TASK DESCRIPTION: Nothing outside the lines from the one containing "Emit a Python" through the one containing "76, 78, 80]" should be copied, and no pictures either. Copy those lines exactly.

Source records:

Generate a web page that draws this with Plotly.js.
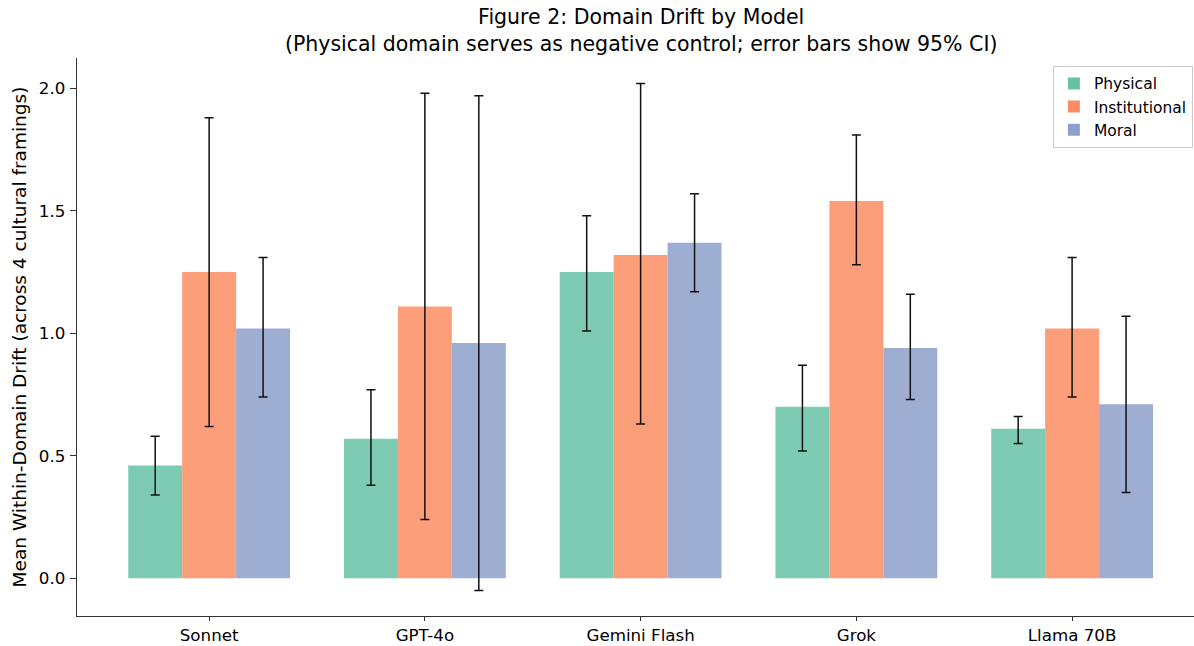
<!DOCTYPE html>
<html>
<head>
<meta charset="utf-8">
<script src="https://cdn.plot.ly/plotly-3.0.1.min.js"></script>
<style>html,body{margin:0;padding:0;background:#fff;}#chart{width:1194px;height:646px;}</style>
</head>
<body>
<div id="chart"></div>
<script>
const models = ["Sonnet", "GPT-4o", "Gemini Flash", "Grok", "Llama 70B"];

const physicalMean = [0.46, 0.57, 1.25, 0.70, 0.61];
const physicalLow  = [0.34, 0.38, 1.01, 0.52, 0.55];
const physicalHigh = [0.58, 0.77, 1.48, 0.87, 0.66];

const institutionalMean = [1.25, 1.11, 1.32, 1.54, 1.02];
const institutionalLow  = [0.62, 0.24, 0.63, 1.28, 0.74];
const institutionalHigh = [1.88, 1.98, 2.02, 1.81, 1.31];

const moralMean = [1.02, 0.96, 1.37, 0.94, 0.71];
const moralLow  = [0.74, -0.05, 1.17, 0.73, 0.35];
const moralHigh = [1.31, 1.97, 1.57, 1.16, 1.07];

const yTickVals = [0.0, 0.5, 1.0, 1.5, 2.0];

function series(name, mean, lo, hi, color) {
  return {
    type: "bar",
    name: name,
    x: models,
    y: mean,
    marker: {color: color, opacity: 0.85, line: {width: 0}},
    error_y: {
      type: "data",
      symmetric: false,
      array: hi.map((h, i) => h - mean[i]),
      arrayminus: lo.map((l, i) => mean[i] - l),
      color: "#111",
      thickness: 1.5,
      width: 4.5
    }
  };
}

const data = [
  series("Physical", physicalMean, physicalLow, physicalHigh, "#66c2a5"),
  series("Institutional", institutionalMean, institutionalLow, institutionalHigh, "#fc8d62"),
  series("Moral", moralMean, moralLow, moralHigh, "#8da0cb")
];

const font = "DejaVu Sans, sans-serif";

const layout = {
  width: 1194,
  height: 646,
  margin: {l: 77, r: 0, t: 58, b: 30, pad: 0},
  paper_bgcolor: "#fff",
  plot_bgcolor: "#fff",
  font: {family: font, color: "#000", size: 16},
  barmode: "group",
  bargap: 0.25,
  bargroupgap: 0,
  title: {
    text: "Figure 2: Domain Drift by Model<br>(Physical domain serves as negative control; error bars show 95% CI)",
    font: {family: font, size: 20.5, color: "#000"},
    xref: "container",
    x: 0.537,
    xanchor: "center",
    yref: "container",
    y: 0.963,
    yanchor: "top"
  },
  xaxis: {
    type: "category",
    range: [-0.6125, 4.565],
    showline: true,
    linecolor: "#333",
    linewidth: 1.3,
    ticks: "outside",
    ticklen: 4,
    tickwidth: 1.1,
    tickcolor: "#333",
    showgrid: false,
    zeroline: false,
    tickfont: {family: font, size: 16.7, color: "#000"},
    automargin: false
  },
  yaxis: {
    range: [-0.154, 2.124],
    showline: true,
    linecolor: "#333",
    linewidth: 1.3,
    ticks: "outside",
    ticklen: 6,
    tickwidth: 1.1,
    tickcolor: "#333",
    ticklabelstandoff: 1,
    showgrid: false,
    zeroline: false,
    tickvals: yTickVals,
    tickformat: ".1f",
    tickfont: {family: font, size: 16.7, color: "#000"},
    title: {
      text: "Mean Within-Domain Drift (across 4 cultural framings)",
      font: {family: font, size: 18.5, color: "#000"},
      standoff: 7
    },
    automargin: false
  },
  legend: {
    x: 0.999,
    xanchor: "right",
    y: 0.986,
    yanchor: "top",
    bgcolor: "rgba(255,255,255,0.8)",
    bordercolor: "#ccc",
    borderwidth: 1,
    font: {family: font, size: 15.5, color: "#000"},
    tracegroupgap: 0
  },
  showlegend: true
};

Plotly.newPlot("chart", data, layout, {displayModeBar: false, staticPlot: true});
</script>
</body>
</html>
--
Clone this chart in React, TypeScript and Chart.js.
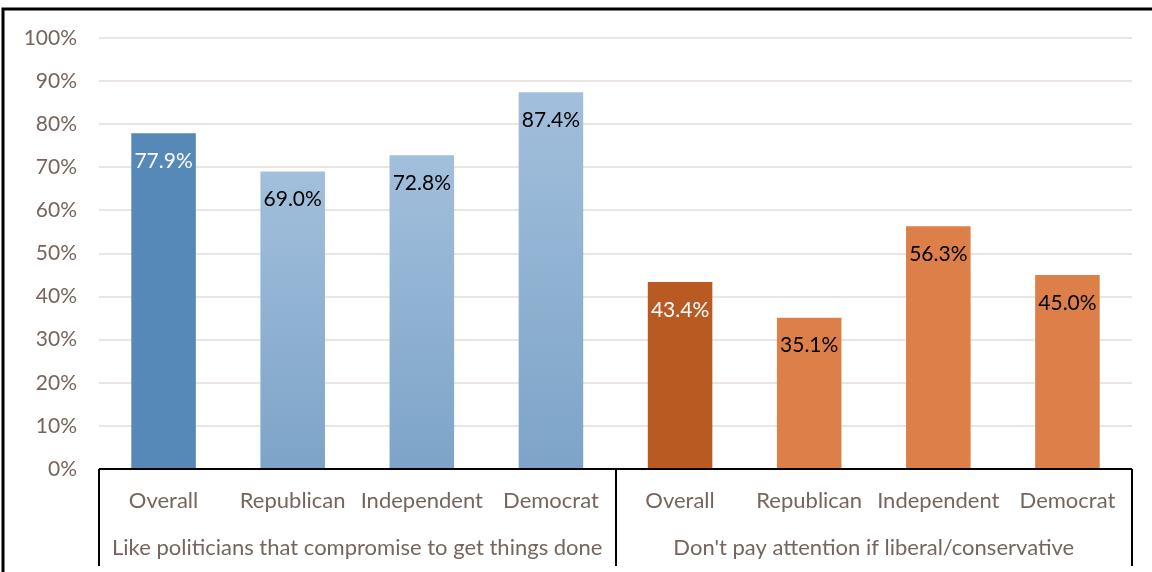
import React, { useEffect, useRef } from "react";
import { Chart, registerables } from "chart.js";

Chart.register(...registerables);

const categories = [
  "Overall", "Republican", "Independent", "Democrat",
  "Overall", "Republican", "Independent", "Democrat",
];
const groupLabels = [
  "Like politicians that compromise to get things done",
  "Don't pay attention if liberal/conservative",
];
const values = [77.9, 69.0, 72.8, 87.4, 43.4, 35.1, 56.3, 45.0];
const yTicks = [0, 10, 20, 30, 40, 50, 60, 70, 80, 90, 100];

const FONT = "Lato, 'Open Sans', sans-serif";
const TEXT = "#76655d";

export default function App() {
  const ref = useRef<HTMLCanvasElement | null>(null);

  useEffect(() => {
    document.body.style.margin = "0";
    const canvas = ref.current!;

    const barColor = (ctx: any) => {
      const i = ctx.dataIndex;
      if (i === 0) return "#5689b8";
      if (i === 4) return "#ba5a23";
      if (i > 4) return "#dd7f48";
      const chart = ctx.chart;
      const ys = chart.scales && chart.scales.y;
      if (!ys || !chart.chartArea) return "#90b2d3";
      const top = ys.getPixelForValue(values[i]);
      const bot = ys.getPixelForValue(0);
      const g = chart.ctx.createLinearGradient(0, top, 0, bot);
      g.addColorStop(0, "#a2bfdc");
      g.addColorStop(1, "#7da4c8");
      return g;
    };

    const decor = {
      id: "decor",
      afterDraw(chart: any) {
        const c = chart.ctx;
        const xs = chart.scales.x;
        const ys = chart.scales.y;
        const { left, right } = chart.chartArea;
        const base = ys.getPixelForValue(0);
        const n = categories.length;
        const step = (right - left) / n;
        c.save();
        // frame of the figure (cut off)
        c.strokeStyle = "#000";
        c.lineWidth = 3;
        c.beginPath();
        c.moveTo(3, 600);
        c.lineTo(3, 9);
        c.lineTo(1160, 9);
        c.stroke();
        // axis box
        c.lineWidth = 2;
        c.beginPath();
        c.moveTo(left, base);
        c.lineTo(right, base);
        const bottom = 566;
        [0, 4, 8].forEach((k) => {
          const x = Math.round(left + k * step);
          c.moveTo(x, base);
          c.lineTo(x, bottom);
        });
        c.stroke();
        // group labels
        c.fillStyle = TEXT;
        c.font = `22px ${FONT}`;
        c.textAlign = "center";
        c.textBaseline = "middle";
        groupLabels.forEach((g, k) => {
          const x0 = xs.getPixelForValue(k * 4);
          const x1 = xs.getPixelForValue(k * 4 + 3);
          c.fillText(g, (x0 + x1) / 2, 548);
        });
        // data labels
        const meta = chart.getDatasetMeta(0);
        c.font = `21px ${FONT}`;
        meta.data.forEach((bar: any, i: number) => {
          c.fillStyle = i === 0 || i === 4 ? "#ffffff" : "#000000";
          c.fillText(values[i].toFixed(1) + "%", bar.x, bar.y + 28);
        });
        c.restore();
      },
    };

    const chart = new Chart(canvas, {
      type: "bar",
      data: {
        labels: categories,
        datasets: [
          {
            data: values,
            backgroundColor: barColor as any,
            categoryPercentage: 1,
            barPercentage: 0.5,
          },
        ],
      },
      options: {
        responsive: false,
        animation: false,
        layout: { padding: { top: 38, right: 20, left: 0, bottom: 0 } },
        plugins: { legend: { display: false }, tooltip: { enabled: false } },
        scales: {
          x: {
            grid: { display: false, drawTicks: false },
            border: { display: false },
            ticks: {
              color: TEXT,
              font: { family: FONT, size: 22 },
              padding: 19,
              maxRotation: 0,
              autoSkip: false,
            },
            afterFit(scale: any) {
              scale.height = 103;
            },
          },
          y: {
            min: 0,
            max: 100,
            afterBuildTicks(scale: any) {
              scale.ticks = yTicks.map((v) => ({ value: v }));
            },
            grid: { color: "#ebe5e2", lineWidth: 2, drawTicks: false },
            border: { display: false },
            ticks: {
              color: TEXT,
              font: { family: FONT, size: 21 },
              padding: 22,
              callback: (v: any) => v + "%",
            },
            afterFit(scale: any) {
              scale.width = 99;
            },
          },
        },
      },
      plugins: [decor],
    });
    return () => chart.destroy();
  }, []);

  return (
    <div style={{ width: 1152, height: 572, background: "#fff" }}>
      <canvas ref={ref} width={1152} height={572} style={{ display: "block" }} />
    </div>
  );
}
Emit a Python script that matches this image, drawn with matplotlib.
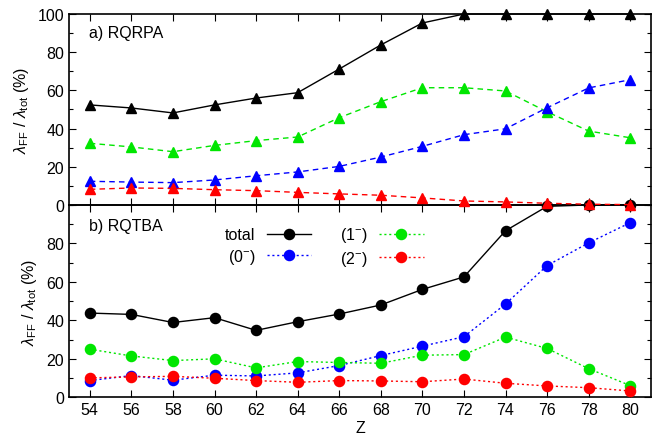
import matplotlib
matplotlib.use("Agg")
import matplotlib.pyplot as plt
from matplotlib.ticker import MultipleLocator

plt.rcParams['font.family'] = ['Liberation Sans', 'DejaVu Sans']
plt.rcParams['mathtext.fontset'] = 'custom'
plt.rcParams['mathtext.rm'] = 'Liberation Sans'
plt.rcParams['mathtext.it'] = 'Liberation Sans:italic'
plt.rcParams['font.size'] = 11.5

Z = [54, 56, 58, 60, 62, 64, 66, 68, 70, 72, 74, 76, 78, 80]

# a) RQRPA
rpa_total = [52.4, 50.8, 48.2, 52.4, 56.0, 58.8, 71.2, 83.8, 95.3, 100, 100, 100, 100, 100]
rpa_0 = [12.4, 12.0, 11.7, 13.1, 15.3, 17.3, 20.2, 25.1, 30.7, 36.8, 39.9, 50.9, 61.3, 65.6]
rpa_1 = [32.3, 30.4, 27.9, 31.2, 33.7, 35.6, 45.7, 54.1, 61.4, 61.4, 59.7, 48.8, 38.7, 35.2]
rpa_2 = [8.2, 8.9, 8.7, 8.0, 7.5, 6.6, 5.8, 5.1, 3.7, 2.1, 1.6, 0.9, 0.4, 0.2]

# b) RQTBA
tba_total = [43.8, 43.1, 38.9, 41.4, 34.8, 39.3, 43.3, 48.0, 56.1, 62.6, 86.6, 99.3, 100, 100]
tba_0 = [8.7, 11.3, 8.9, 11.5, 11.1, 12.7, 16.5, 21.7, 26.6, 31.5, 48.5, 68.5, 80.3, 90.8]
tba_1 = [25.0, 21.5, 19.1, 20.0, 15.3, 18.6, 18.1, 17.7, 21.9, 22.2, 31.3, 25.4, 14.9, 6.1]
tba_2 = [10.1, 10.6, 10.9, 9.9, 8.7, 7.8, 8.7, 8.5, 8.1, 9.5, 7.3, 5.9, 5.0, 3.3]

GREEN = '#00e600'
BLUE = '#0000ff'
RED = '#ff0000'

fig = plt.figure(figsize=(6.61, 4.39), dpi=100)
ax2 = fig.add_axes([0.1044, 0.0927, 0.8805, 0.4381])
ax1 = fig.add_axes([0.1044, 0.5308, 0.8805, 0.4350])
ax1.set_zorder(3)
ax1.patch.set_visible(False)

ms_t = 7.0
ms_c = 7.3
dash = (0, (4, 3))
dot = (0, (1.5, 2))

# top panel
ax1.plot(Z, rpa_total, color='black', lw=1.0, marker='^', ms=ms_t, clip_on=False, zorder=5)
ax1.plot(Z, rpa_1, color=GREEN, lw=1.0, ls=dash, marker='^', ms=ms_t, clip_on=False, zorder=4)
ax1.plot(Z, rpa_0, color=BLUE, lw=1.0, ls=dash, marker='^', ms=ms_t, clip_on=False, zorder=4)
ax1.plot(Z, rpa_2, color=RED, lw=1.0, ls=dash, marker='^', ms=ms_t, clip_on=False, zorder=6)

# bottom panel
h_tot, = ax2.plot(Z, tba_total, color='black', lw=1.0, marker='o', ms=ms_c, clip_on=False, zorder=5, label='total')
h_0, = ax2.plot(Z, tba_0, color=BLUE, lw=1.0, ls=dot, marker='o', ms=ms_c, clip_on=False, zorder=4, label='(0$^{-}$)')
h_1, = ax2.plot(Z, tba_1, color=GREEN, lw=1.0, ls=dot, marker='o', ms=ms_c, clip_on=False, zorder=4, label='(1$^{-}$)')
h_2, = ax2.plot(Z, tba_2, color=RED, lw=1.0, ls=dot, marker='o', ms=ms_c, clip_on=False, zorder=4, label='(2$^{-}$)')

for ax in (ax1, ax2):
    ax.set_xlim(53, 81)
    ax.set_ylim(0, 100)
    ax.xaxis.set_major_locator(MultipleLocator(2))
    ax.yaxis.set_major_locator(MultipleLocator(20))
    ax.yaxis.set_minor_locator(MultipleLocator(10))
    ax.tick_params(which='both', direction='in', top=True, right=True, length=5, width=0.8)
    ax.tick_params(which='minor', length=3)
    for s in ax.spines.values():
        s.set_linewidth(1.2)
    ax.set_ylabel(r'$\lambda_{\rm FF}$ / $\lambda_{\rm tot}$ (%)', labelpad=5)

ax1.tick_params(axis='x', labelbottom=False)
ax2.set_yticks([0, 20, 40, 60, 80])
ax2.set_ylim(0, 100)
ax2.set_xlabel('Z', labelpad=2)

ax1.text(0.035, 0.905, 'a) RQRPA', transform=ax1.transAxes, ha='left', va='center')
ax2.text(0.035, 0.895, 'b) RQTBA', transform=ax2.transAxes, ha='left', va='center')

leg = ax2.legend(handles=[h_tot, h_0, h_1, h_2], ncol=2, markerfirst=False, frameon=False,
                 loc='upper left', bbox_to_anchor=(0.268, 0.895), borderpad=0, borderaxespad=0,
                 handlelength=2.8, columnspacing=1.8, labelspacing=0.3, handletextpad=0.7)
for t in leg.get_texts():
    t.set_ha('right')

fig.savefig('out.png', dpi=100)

FINISHED TASK:
Emit a Python script that matches this image, drawn with matplotlib.
import matplotlib
matplotlib.use("Agg")
import matplotlib.pyplot as plt
from matplotlib.ticker import MultipleLocator

plt.rcParams['font.family'] = ['Liberation Sans', 'DejaVu Sans']
plt.rcParams['mathtext.fontset'] = 'custom'
plt.rcParams['mathtext.rm'] = 'Liberation Sans'
plt.rcParams['mathtext.it'] = 'Liberation Sans:italic'
plt.rcParams['font.size'] = 11.5

Z = [54, 56, 58, 60, 62, 64, 66, 68, 70, 72, 74, 76, 78, 80]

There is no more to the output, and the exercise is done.